● Set task
Below this line are records; write out exactly the lines from the one containing "What TikZ code" through the one containing "(lvl4) at (43,658)", with the pictures left out.
________________
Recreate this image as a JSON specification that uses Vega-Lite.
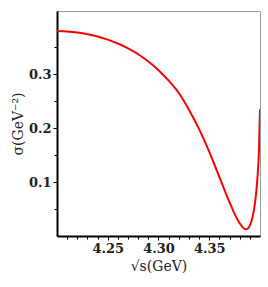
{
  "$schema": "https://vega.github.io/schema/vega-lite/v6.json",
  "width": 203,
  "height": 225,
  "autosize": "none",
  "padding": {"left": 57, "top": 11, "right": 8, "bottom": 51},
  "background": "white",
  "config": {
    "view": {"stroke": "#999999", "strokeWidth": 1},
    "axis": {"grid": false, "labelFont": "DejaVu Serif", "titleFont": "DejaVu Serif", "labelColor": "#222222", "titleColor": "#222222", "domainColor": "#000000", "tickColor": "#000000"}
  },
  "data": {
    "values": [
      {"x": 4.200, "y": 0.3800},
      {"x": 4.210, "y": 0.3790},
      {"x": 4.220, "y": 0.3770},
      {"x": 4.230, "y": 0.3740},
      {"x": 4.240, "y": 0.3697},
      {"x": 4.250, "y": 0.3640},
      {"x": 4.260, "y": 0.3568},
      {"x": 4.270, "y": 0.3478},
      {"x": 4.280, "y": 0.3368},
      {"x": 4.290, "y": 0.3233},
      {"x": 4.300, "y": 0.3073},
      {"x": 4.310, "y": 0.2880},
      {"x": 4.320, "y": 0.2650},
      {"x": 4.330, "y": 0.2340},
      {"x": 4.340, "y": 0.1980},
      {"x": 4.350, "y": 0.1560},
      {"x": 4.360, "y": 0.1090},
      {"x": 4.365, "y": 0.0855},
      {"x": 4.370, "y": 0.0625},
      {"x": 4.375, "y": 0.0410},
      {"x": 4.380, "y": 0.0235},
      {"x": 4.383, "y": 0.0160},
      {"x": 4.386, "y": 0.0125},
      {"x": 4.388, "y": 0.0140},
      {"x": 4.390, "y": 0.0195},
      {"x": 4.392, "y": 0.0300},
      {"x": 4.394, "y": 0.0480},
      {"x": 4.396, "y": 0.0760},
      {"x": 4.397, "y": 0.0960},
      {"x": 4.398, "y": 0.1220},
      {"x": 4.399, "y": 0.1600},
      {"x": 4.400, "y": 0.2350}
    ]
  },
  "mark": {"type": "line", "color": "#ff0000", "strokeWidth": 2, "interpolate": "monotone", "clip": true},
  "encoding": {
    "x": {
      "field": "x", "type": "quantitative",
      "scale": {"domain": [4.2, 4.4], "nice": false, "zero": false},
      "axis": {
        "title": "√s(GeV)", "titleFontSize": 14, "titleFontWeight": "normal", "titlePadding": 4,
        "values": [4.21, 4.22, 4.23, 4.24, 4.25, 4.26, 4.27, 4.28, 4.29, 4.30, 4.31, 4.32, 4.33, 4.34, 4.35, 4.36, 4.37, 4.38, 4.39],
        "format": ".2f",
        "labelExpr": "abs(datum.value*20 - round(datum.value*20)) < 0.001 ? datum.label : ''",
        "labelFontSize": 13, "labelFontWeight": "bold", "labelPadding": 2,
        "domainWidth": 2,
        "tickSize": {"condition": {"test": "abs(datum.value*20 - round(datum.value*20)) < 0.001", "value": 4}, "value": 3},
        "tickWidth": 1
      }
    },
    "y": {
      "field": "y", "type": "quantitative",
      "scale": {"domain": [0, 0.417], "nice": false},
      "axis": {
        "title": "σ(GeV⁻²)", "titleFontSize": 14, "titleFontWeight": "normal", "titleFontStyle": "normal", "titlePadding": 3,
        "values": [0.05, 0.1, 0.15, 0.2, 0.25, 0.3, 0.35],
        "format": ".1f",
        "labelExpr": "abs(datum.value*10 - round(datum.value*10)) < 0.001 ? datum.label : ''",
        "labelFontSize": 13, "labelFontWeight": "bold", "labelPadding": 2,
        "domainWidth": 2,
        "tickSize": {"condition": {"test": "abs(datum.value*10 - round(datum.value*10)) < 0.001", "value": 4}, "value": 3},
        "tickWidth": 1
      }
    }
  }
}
________________
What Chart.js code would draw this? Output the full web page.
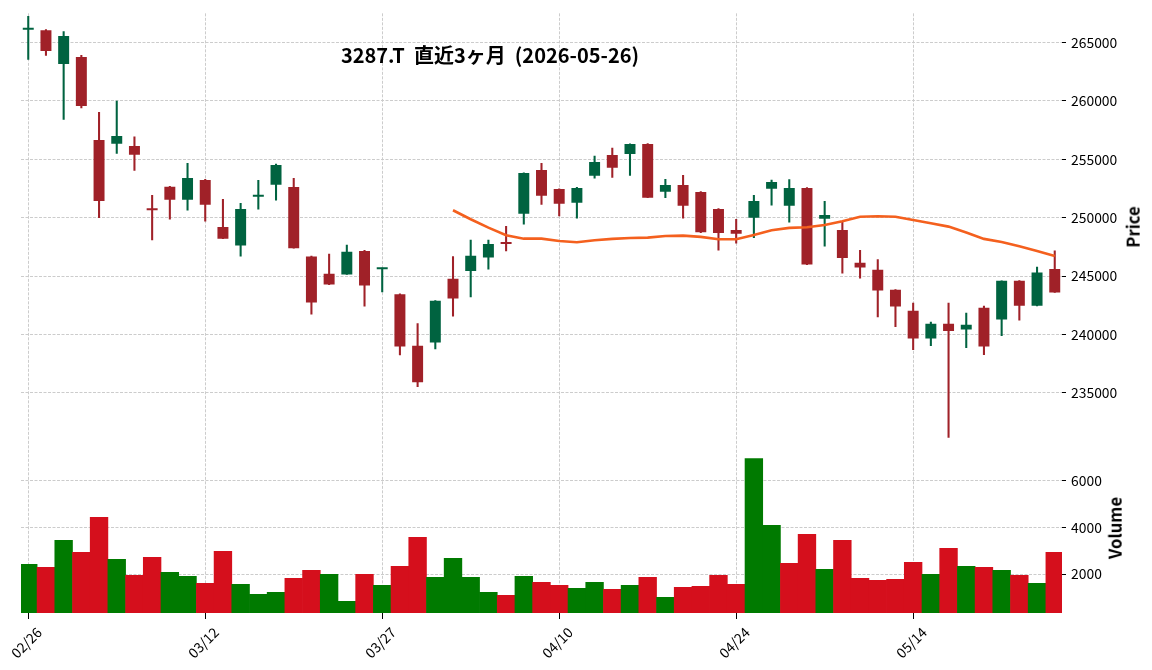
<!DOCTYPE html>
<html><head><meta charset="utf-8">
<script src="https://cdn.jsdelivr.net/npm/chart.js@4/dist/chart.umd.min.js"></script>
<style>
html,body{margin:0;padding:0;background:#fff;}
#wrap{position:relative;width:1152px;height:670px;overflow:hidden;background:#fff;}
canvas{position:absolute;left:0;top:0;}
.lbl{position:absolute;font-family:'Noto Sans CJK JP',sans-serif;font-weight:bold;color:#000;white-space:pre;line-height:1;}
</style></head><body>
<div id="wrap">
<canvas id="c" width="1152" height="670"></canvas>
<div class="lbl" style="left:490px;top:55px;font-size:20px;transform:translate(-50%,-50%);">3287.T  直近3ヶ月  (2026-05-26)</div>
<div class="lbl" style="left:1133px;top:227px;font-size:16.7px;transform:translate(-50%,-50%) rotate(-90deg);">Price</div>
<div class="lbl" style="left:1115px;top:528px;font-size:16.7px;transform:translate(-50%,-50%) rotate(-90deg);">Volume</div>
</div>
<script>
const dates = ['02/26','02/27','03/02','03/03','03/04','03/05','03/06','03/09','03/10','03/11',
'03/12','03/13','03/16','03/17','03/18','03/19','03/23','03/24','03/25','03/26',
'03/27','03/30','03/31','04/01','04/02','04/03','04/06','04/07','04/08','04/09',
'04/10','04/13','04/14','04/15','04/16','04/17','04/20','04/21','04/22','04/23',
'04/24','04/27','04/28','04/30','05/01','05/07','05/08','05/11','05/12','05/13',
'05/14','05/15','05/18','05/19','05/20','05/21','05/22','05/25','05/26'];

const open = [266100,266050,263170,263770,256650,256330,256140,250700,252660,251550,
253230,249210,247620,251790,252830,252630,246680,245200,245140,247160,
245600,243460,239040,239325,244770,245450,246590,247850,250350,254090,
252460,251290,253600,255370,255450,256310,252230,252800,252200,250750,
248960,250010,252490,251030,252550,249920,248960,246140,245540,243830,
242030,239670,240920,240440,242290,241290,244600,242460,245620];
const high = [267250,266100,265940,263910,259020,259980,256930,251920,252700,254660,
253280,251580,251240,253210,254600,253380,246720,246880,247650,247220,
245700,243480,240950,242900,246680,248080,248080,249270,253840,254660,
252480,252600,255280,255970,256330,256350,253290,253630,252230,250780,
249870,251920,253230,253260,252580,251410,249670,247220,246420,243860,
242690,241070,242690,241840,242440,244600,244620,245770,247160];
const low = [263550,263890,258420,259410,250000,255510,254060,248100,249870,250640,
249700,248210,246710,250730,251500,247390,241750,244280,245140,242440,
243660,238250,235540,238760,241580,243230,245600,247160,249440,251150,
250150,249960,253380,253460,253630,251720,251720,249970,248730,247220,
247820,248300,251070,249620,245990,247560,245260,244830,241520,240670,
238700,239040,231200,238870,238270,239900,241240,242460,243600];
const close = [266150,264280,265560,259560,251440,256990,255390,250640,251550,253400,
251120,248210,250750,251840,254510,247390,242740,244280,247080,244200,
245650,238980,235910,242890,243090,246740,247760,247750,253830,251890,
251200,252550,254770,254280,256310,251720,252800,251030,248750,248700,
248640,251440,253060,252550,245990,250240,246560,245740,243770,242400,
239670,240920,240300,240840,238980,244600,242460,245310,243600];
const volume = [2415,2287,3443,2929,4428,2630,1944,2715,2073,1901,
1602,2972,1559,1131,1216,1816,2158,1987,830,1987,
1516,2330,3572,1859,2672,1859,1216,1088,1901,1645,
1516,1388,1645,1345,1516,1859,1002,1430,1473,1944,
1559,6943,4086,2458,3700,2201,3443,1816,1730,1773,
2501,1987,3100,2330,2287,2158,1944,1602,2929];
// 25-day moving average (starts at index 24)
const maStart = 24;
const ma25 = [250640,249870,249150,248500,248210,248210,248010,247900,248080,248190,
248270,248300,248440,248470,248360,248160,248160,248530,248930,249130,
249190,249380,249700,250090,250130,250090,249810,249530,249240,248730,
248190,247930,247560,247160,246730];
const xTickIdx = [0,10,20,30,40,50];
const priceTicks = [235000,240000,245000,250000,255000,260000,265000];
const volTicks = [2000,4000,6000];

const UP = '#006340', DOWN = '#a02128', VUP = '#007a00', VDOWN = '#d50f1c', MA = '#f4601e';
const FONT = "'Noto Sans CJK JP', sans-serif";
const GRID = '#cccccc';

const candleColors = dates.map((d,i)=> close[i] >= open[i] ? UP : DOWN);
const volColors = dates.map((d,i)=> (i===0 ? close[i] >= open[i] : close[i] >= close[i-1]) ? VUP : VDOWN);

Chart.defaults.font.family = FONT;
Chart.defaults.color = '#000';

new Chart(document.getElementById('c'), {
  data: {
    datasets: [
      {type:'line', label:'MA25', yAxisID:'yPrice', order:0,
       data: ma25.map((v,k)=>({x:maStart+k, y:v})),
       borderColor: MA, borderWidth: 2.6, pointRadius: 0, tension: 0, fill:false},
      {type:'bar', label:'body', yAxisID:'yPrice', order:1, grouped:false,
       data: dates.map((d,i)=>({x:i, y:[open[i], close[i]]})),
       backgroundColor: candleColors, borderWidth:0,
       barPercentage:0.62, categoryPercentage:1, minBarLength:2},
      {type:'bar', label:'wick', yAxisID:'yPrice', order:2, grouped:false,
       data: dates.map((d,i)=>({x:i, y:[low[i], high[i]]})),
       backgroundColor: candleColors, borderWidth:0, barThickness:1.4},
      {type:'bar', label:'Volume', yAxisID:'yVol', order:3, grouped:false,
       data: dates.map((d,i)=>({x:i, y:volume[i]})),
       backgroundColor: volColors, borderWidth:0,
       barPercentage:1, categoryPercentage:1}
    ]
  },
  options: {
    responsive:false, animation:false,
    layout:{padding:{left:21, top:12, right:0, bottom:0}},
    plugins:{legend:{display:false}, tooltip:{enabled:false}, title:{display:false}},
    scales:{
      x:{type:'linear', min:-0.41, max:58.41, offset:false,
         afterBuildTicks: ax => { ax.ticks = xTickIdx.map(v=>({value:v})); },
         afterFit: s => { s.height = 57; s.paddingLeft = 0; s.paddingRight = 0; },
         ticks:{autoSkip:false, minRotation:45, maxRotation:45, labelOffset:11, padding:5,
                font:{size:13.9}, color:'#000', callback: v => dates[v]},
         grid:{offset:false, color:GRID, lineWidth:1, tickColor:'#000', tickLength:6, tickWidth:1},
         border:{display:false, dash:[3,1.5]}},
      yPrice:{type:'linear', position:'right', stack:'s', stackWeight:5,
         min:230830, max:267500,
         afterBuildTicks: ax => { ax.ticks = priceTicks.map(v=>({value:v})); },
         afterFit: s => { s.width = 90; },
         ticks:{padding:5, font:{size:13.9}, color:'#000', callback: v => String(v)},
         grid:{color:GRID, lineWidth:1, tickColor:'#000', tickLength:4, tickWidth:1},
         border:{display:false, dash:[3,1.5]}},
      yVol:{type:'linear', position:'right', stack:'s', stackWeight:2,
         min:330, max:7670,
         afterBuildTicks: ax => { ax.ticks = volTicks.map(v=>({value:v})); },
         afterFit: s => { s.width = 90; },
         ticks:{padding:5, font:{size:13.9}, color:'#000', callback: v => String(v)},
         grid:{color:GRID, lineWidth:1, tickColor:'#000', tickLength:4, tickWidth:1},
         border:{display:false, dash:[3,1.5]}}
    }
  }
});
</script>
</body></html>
________________
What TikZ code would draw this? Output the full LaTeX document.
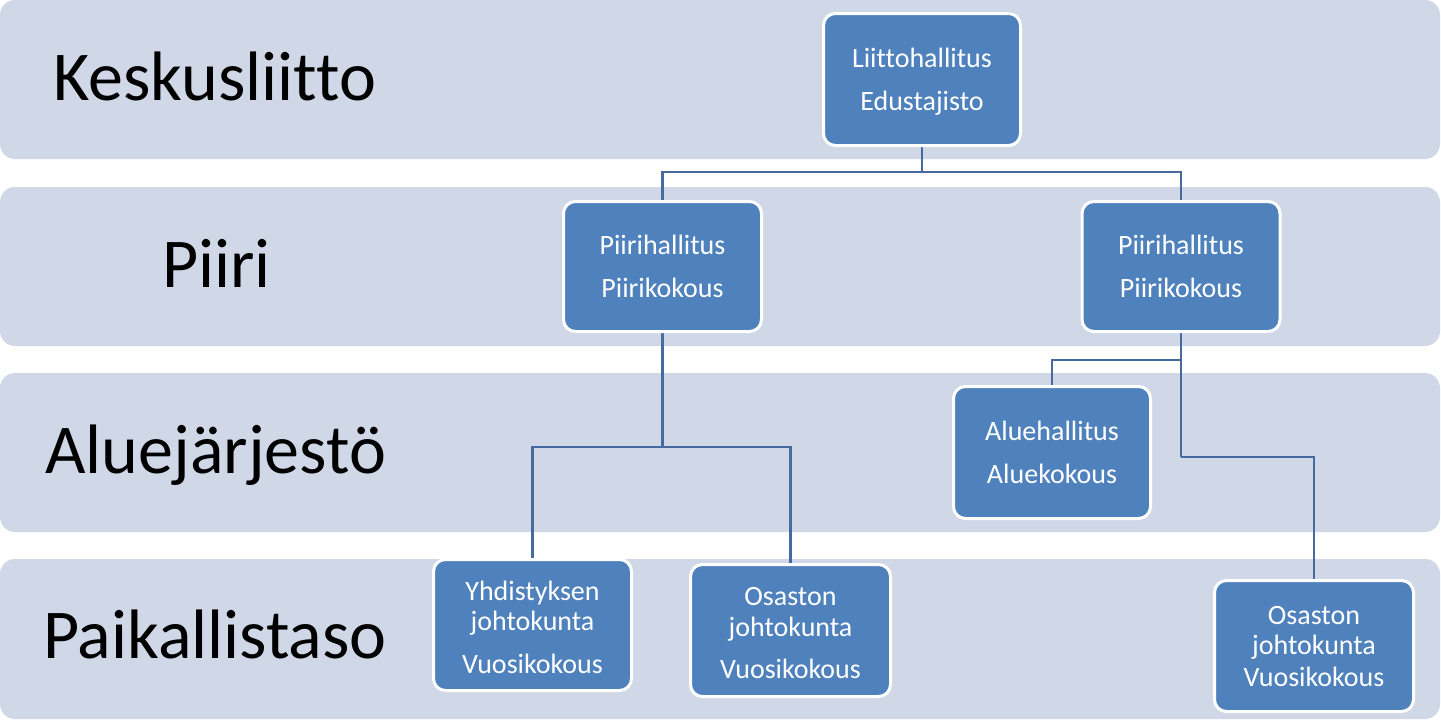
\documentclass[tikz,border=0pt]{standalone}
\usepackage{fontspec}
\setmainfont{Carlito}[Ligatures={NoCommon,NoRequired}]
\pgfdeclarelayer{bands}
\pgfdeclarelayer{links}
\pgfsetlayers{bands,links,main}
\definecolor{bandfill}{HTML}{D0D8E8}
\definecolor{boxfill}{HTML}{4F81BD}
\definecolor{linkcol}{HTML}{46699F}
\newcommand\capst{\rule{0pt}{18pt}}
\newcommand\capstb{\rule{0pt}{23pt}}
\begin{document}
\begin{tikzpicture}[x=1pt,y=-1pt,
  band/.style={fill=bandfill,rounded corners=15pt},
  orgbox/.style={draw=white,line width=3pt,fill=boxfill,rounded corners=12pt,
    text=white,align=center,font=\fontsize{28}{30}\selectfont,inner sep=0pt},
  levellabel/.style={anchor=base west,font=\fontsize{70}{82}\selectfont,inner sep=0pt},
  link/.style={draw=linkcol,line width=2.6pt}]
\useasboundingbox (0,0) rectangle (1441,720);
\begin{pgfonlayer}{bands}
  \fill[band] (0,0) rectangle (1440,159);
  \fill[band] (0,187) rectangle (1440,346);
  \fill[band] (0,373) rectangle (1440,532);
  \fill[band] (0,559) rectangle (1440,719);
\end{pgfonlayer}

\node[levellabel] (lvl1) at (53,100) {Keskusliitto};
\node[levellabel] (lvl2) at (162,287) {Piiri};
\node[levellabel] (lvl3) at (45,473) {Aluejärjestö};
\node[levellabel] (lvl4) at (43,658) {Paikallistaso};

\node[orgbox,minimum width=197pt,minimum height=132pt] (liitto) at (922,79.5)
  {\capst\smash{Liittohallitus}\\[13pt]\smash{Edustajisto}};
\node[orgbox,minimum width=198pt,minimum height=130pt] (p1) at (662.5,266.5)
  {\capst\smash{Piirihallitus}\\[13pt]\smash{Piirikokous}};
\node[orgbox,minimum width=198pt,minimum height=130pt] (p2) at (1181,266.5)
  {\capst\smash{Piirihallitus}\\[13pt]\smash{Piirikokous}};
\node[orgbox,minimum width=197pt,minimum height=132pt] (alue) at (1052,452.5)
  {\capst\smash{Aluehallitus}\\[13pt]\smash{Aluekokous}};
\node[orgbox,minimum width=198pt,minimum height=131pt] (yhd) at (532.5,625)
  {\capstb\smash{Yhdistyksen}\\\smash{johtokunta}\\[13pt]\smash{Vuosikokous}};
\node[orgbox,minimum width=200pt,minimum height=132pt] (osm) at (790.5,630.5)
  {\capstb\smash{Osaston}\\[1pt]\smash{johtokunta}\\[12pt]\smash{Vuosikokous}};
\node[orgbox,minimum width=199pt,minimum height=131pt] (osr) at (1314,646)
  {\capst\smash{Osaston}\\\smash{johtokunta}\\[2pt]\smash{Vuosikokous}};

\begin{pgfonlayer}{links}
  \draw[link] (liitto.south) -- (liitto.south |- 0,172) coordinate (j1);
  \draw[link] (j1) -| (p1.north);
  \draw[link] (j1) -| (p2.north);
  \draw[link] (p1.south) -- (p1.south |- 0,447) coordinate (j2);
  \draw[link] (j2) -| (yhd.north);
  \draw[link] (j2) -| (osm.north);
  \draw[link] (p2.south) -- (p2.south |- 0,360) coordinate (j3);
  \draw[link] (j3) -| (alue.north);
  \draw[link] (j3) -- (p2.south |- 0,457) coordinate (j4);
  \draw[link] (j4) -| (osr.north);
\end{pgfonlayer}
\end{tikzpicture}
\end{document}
________________
● The reply
What TikZ code would draw this? Output the full LaTeX document.
\documentclass[tikz,border=0pt]{standalone}
\usepackage{fontspec}
\setmainfont{Carlito}[Ligatures={NoCommon,NoRequired}]
\pgfdeclarelayer{bands}
\pgfdeclarelayer{links}
\pgfsetlayers{bands,links,main}
\definecolor{bandfill}{HTML}{D0D8E8}
\definecolor{boxfill}{HTML}{4F81BD}
\definecolor{linkcol}{HTML}{46699F}
\newcommand\capst{\rule{0pt}{18pt}}
\newcommand\capstb{\rule{0pt}{23pt}}
\begin{document}
\begin{tikzpicture}[x=1pt,y=-1pt,
  band/.style={fill=bandfill,rounded corners=15pt},
  orgbox/.style={draw=white,line width=3pt,fill=boxfill,rounded corners=12pt,
    text=white,align=center,font=\fontsize{28}{30}\selectfont,inner sep=0pt},
  levellabel/.style={anchor=base west,font=\fontsize{70}{82}\selectfont,inner sep=0pt},
  link/.style={draw=linkcol,line width=2.6pt}]
\useasboundingbox (0,0) rectangle (1441,720);
\begin{pgfonlayer}{bands}
  \fill[band] (0,0) rectangle (1440,159);
  \fill[band] (0,187) rectangle (1440,346);
  \fill[band] (0,373) rectangle (1440,532);
  \fill[band] (0,559) rectangle (1440,719);
\end{pgfonlayer}

\node[levellabel] (lvl1) at (53,100) {Keskusliitto};
\node[levellabel] (lvl2) at (162,287) {Piiri};
\node[levellabel] (lvl3) at (45,473) {Aluejärjestö};
\node[levellabel] (lvl4) at (43,658) {Paikallistaso};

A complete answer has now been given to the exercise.